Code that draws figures

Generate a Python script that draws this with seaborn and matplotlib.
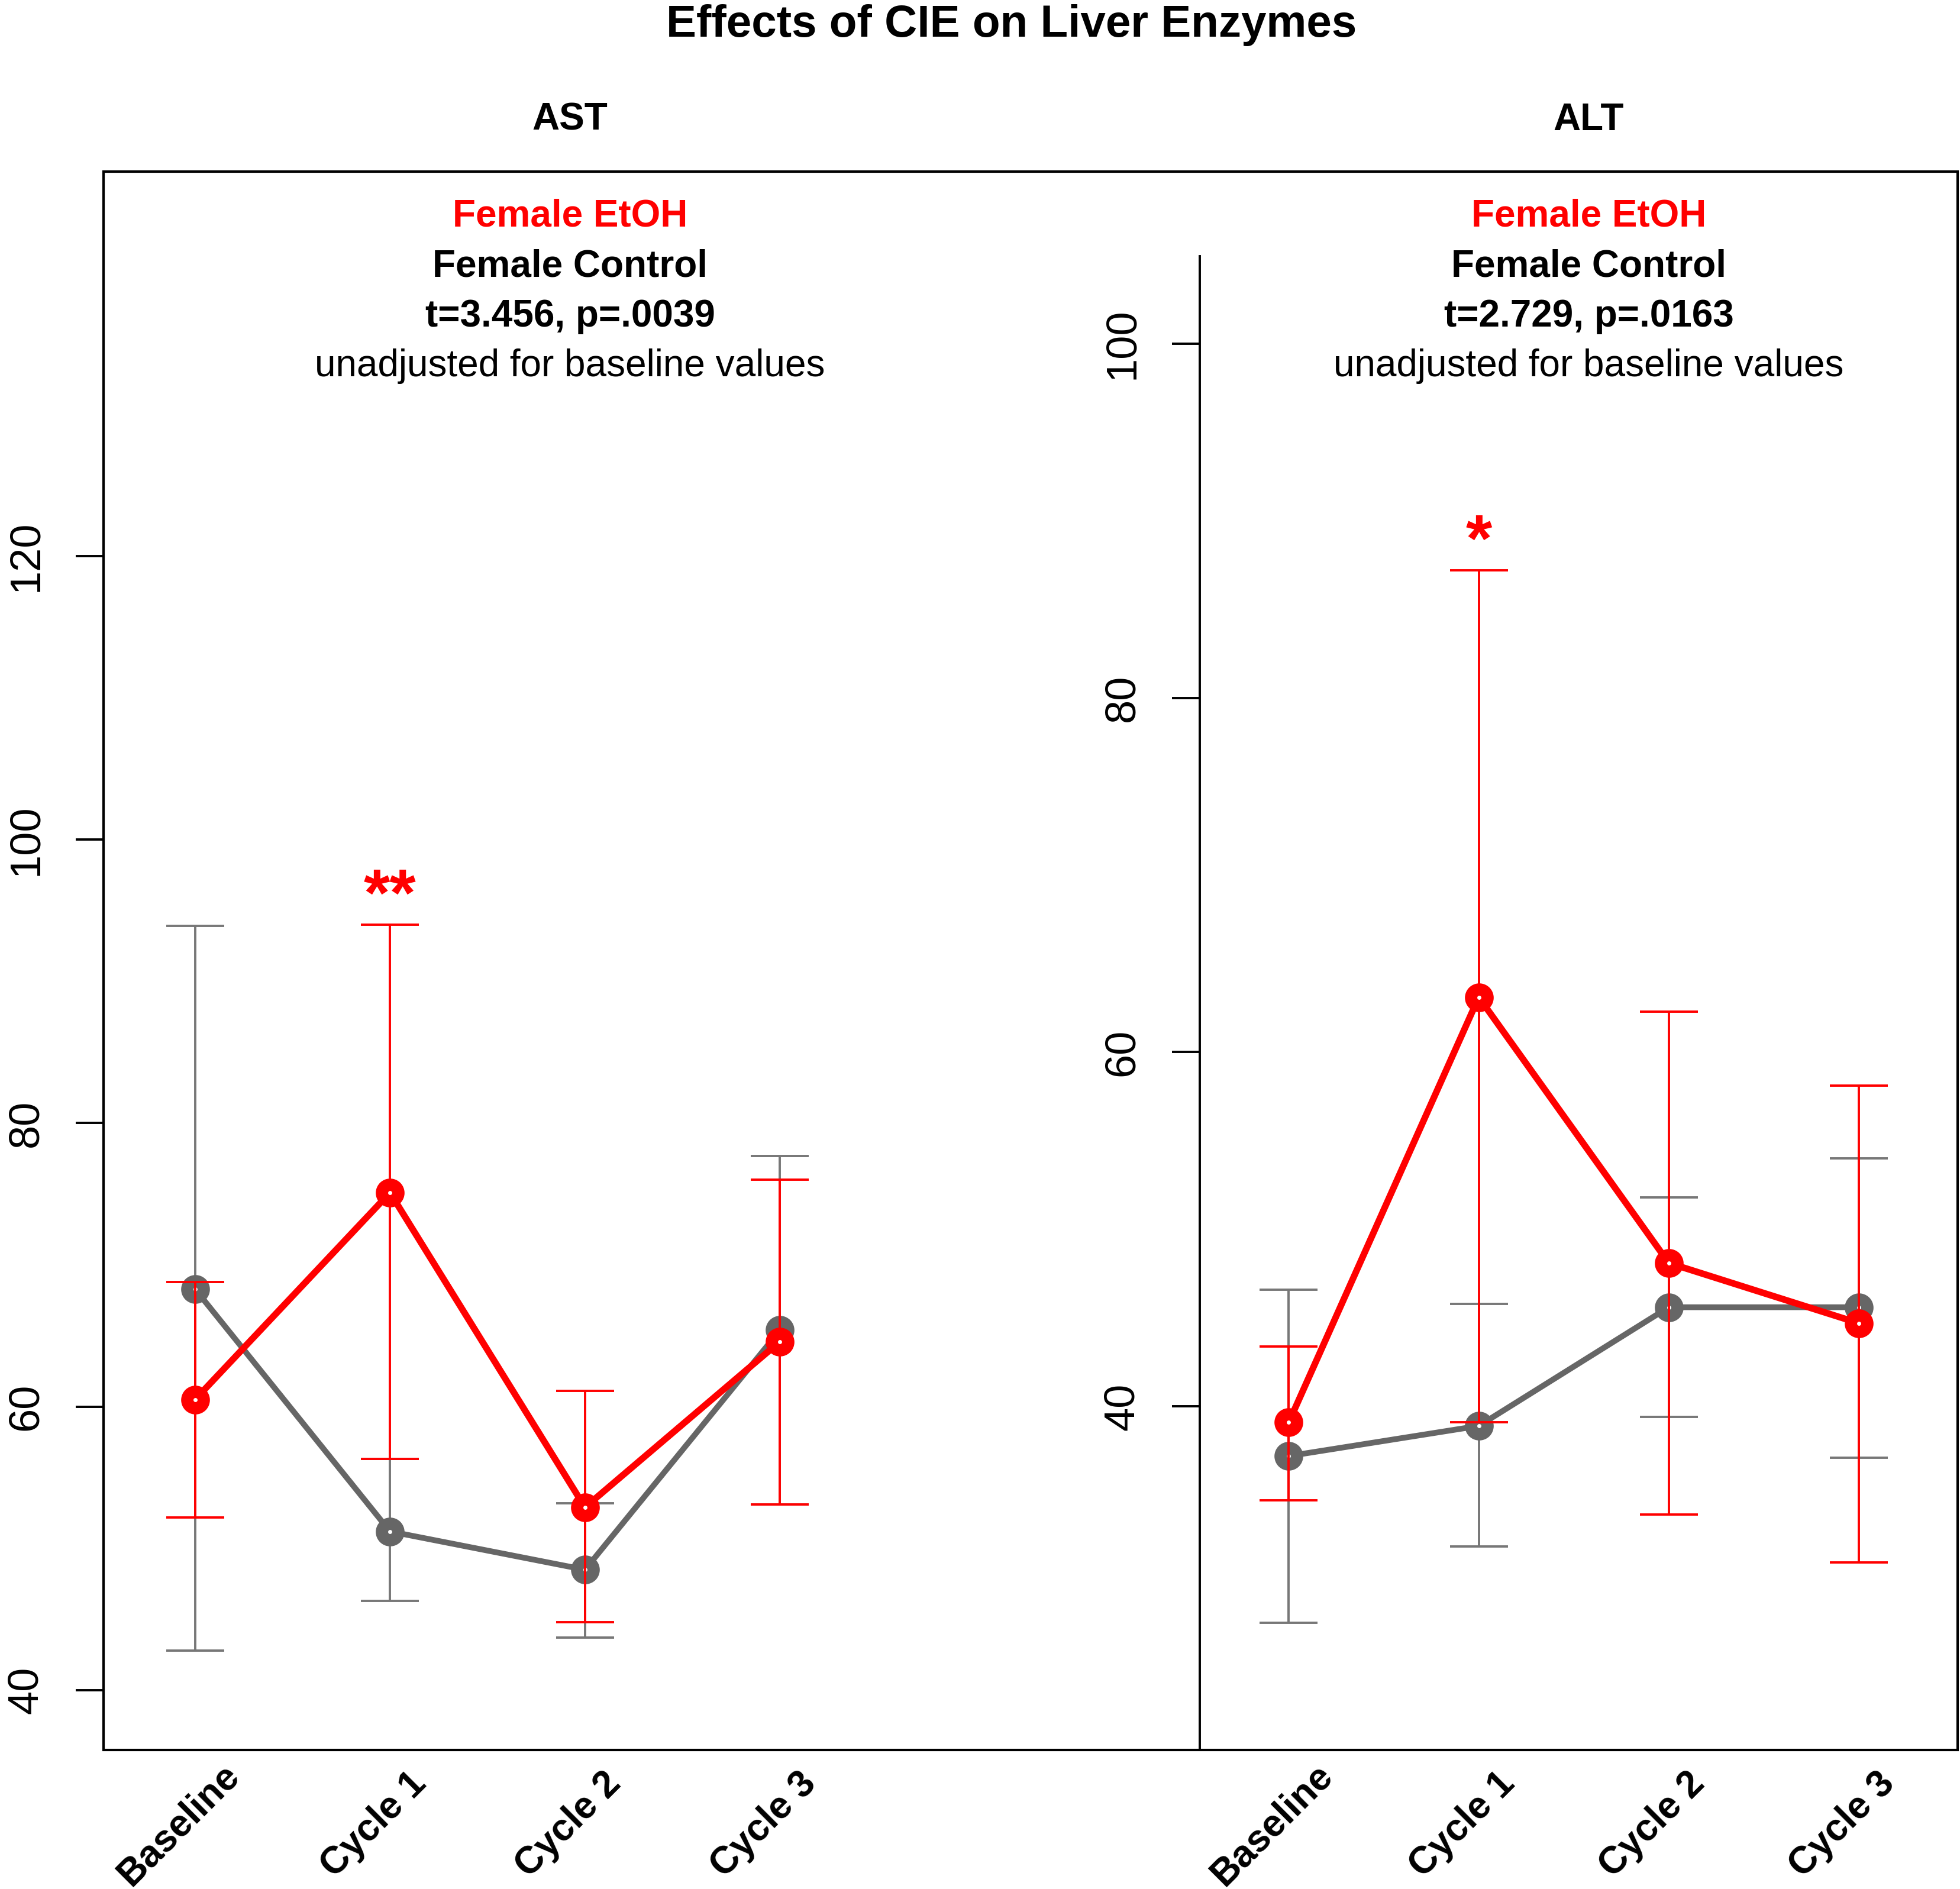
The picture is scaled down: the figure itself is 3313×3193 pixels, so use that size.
import numpy as np
import pandas as pd
import matplotlib
matplotlib.use("Agg")
import matplotlib.pyplot as plt
import matplotlib.transforms as mtransforms
from matplotlib.patches import Rectangle
import seaborn as sns

# ── Data ─────────────────────────────────────────────────────────────────────
time_points = ["Baseline", "Cycle 1", "Cycle 2", "Cycle 3"]

ast_ctrl_mean = [68.3, 51.2, 48.5, 65.4]
ast_ctrl_lo   = [42.8, 46.3, 43.7, 53.1]
ast_ctrl_hi   = [93.9, 56.3, 53.2, 77.7]
ast_etoh_mean = [60.5, 75.1, 52.9, 64.6]
ast_etoh_lo   = [52.2, 56.3, 44.8, 53.1]
ast_etoh_hi   = [68.8, 94.0, 61.1, 76.0]

alt_ctrl_mean = [37.2, 38.9, 45.6, 45.6]
alt_ctrl_lo   = [27.8, 32.1, 39.4, 37.1]
alt_ctrl_hi   = [46.6, 45.8, 51.8, 54.0]
alt_etoh_mean = [39.1, 63.1, 48.1, 44.7]
alt_etoh_lo   = [34.7, 39.1, 33.9, 31.2]
alt_etoh_hi   = [43.4, 87.2, 62.3, 58.1]

ast_stats = "t=3.456, p=.0039"
alt_stats = "t=2.729, p=.0163"

RED  = "#FF0000"
GREY = "#666666"
GREY_BAR = "#777777"

sns.set_style("ticks")
plt.rcParams["font.family"] = ["Liberation Sans", "DejaVu Sans"]
plt.rcParams["text.color"] = "black"
plt.rcParams["xtick.color"] = "black"
plt.rcParams["ytick.color"] = "black"
plt.rcParams["axes.edgecolor"] = "black"

W, H = 1568.0, 1511.0   # reference layout units


def fx(x):
    return x / W


def fy(y):
    return 1 - y / H


fig = plt.figure(figsize=(33.13, 31.93), dpi=100)

# panel rectangles (left, bottom, width, height) in figure fractions
ax_ast = fig.add_axes([fx(83), fy(1400), fx(829 - 83), (1400 - 372) / H])
ax_alt = fig.add_axes([fx(960), fy(1400), fx(1566 - 960), (1400 - 205) / H])


def draw_panel(ax, ctrl_m, ctrl_lo, ctrl_hi, etoh_m, etoh_lo, etoh_hi):
    df = pd.DataFrame({
        "time": time_points * 2,
        "value": list(ctrl_m) + list(etoh_m),
        "group": ["Control"] * 4 + ["EtOH"] * 4,
    })
    x = np.arange(len(time_points))
    for grp, mean, lo, hi, col, bcol, lw, z in [
        ("Control", ctrl_m, ctrl_lo, ctrl_hi, GREY, GREY_BAR, 7.0, 2),
        ("EtOH", etoh_m, etoh_lo, etoh_hi, RED, RED, 8.0, 4),
    ]:
        mean = np.asarray(mean)
        yerr = [mean - np.asarray(lo), np.asarray(hi) - mean]
        ax.errorbar(x, mean, yerr=yerr, fmt="none", ecolor=bcol,
                    elinewidth=2.8, capsize=35, capthick=2.8, zorder=z)
        sub = df[df["group"] == grp].copy()
        sub["pos"] = x
        sns.lineplot(data=sub, x="pos", y="value", ax=ax, sort=False,
                     color=col, linewidth=lw, marker="o", markersize=20,
                     markerfacecolor="white", markeredgecolor=col,
                     markeredgewidth=15, zorder=z + 1)

    for s in ["top", "right", "bottom"]:
        ax.spines[s].set_visible(False)
    ax.spines["left"].set_linewidth(2.8)
    ax.set_xticks([])
    ax.set_xlabel("")
    ax.set_ylabel("")
    ax.tick_params(axis="y", length=34, width=2.8, pad=36, labelsize=52,
                   labelrotation=90, colors="black")

    trans = ax.get_xaxis_transform() + mtransforms.ScaledTranslation(
        -20 / 72, -91 / 72, fig.dpi_scale_trans)
    for i, t in enumerate(time_points):
        ax.text(i, 0, t, transform=trans, rotation=45, rotation_mode="anchor",
                ha="center", va="center", fontsize=46, fontweight="bold")


draw_panel(ax_ast, ast_ctrl_mean, ast_ctrl_lo, ast_ctrl_hi,
           ast_etoh_mean, ast_etoh_lo, ast_etoh_hi)
draw_panel(ax_alt, alt_ctrl_mean, alt_ctrl_lo, alt_ctrl_hi,
           alt_etoh_mean, alt_etoh_lo, alt_etoh_hi)

ax_ast.set_xlim(-73 / 156, 3 + 205 / 156)
ax_ast.set_ylim(40 - 48 / 11.34, 40 + 980 / 11.34)
ax_ast.set_yticks([40, 60, 80, 100, 120])
ax_alt.set_xlim(-71 / 152, 3 + 79 / 152)
ax_alt.set_ylim(40 - 275 / 14.17, 40 + 920 / 14.17)
ax_alt.set_yticks([40, 60, 80, 100])
for ax in (ax_ast, ax_alt):
    for lab in ax.get_yticklabels():
        lab.set_va("center")

# significance stars
ax_ast.annotate("**", xy=(1, ast_etoh_hi[1]), xytext=(0, 11),
                textcoords="offset points", ha="center", va="baseline",
                fontsize=82, fontweight="bold", color=RED)
ax_alt.annotate("*", xy=(1, alt_etoh_hi[1]), xytext=(0, 11),
                textcoords="offset points", ha="center", va="baseline",
                fontsize=82, fontweight="bold", color=RED)

# outer frame
fig.patches.append(Rectangle((fx(83), fy(1400)), fx(1566 - 83), (1400 - 137) / H,
                             transform=fig.transFigure, fill=False,
                             edgecolor="black", linewidth=3, zorder=0))

# titles and annotations
fig.text(fx(809), fy(20), "Effects of CIE on Liver Enzymes", ha="center",
         va="center", fontsize=55, fontweight="bold")
for cx, name, stats in [(456, "AST", ast_stats), (1271, "ALT", alt_stats)]:
    fig.text(fx(cx), fy(96), name, ha="center", va="center", fontsize=46,
             fontweight="bold")
    fig.text(fx(cx), fy(173), "Female EtOH", ha="center", va="center",
             fontsize=46, fontweight="bold", color=RED)
    fig.text(fx(cx), fy(213), "Female Control", ha="center", va="center",
             fontsize=46, fontweight="bold")
    fig.text(fx(cx), fy(253), stats, ha="center", va="center",
             fontsize=46, fontweight="bold")
    fig.text(fx(cx), fy(293), "unadjusted for baseline values", ha="center",
             va="center", fontsize=46)

fig.savefig("out.png", dpi=100)
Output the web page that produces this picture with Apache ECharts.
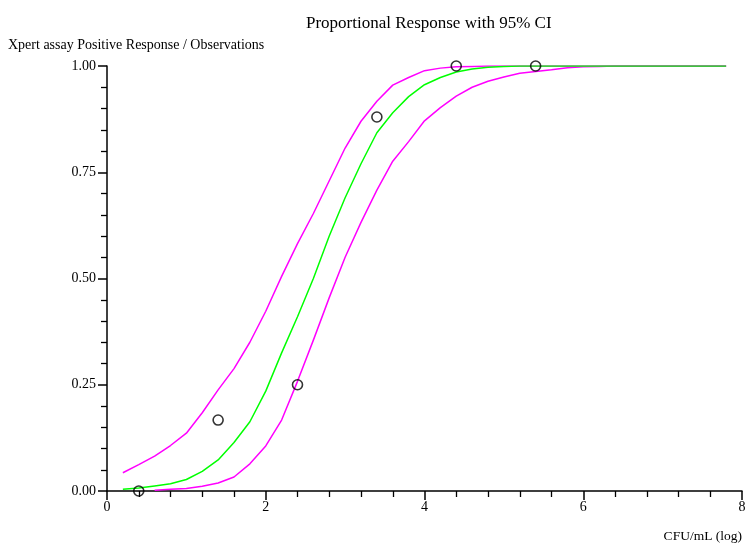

→ Stated task: Transcribe the listing in full and omit the pictures.

→ Exercise answer:
Generate a Python script that draws this with seaborn and matplotlib.
The picture is scaled down: the figure itself is 3313×3193 pixels, so use that size.
import numpy as np
import pandas as pd
import matplotlib
matplotlib.use("Agg")
import matplotlib.pyplot as plt
import matplotlib.transforms as mtransforms
from matplotlib.patches import Rectangle
import seaborn as sns

# ── Data ─────────────────────────────────────────────────────────────────────
time_points = ["Baseline", "Cycle 1", "Cycle 2", "Cycle 3"]

ast_ctrl_mean = [68.3, 51.2, 48.5, 65.4]
ast_ctrl_lo   = [42.8, 46.3, 43.7, 53.1]
ast_ctrl_hi   = [93.9, 56.3, 53.2, 77.7]
ast_etoh_mean = [60.5, 75.1, 52.9, 64.6]
ast_etoh_lo   = [52.2, 56.3, 44.8, 53.1]
ast_etoh_hi   = [68.8, 94.0, 61.1, 76.0]

alt_ctrl_mean = [37.2, 38.9, 45.6, 45.6]
alt_ctrl_lo   = [27.8, 32.1, 39.4, 37.1]
alt_ctrl_hi   = [46.6, 45.8, 51.8, 54.0]
alt_etoh_mean = [39.1, 63.1, 48.1, 44.7]
alt_etoh_lo   = [34.7, 39.1, 33.9, 31.2]
alt_etoh_hi   = [43.4, 87.2, 62.3, 58.1]

ast_stats = "t=3.456, p=.0039"
alt_stats = "t=2.729, p=.0163"

RED  = "#FF0000"
GREY = "#666666"
GREY_BAR = "#777777"

sns.set_style("ticks")
plt.rcParams["font.family"] = ["Liberation Sans", "DejaVu Sans"]
plt.rcParams["text.color"] = "black"
plt.rcParams["xtick.color"] = "black"
plt.rcParams["ytick.color"] = "black"
plt.rcParams["axes.edgecolor"] = "black"

W, H = 1568.0, 1511.0   # reference layout units


def fx(x):
    return x / W


def fy(y):
    return 1 - y / H


fig = plt.figure(figsize=(33.13, 31.93), dpi=100)

# panel rectangles (left, bottom, width, height) in figure fractions
ax_ast = fig.add_axes([fx(83), fy(1400), fx(829 - 83), (1400 - 372) / H])
ax_alt = fig.add_axes([fx(960), fy(1400), fx(1566 - 960), (1400 - 205) / H])


def draw_panel(ax, ctrl_m, ctrl_lo, ctrl_hi, etoh_m, etoh_lo, etoh_hi):
    df = pd.DataFrame({
        "time": time_points * 2,
        "value": list(ctrl_m) + list(etoh_m),
        "group": ["Control"] * 4 + ["EtOH"] * 4,
    })
    x = np.arange(len(time_points))
    for grp, mean, lo, hi, col, bcol, lw, z in [
        ("Control", ctrl_m, ctrl_lo, ctrl_hi, GREY, GREY_BAR, 7.0, 2),
        ("EtOH", etoh_m, etoh_lo, etoh_hi, RED, RED, 8.0, 4),
    ]:
        mean = np.asarray(mean)
        yerr = [mean - np.asarray(lo), np.asarray(hi) - mean]
        ax.errorbar(x, mean, yerr=yerr, fmt="none", ecolor=bcol,
                    elinewidth=2.8, capsize=35, capthick=2.8, zorder=z)
        sub = df[df["group"] == grp].copy()
        sub["pos"] = x
        sns.lineplot(data=sub, x="pos", y="value", ax=ax, sort=False,
                     color=col, linewidth=lw, marker="o", markersize=20,
                     markerfacecolor="white", markeredgecolor=col,
                     markeredgewidth=15, zorder=z + 1)

    for s in ["top", "right", "bottom"]:
        ax.spines[s].set_visible(False)
    ax.spines["left"].set_linewidth(2.8)
    ax.set_xticks([])
    ax.set_xlabel("")
    ax.set_ylabel("")
    ax.tick_params(axis="y", length=34, width=2.8, pad=36, labelsize=52,
                   labelrotation=90, colors="black")

    trans = ax.get_xaxis_transform() + mtransforms.ScaledTranslation(
        -20 / 72, -91 / 72, fig.dpi_scale_trans)
    for i, t in enumerate(time_points):
        ax.text(i, 0, t, transform=trans, rotation=45, rotation_mode="anchor",
                ha="center", va="center", fontsize=46, fontweight="bold")


draw_panel(ax_ast, ast_ctrl_mean, ast_ctrl_lo, ast_ctrl_hi,
           ast_etoh_mean, ast_etoh_lo, ast_etoh_hi)
draw_panel(ax_alt, alt_ctrl_mean, alt_ctrl_lo, alt_ctrl_hi,
           alt_etoh_mean, alt_etoh_lo, alt_etoh_hi)

ax_ast.set_xlim(-73 / 156, 3 + 205 / 156)
ax_ast.set_ylim(40 - 48 / 11.34, 40 + 980 / 11.34)
ax_ast.set_yticks([40, 60, 80, 100, 120])
ax_alt.set_xlim(-71 / 152, 3 + 79 / 152)
ax_alt.set_ylim(40 - 275 / 14.17, 40 + 920 / 14.17)
ax_alt.set_yticks([40, 60, 80, 100])
for ax in (ax_ast, ax_alt):
    for lab in ax.get_yticklabels():
        lab.set_va("center")

# significance stars
ax_ast.annotate("**", xy=(1, ast_etoh_hi[1]), xytext=(0, 11),
                textcoords="offset points", ha="center", va="baseline",
                fontsize=82, fontweight="bold", color=RED)
ax_alt.annotate("*", xy=(1, alt_etoh_hi[1]), xytext=(0, 11),
                textcoords="offset points", ha="center", va="baseline",
                fontsize=82, fontweight="bold", color=RED)

# outer frame
fig.patches.append(Rectangle((fx(83), fy(1400)), fx(1566 - 83), (1400 - 137) / H,
                             transform=fig.transFigure, fill=False,
                             edgecolor="black", linewidth=3, zorder=0))

# titles and annotations
fig.text(fx(809), fy(20), "Effects of CIE on Liver Enzymes", ha="center",
         va="center", fontsize=55, fontweight="bold")
for cx, name, stats in [(456, "AST", ast_stats), (1271, "ALT", alt_stats)]:
    fig.text(fx(cx), fy(96), name, ha="center", va="center", fontsize=46,
             fontweight="bold")
    fig.text(fx(cx), fy(173), "Female EtOH", ha="center", va="center",
             fontsize=46, fontweight="bold", color=RED)
    fig.text(fx(cx), fy(213), "Female Control", ha="center", va="center",
             fontsize=46, fontweight="bold")
    fig.text(fx(cx), fy(253), stats, ha="center", va="center",
             fontsize=46, fontweight="bold")
    fig.text(fx(cx), fy(293), "unadjusted for baseline values", ha="center",
             va="center", fontsize=46)

fig.savefig("out.png", dpi=100)
Output the web page that produces this picture with Apache ECharts.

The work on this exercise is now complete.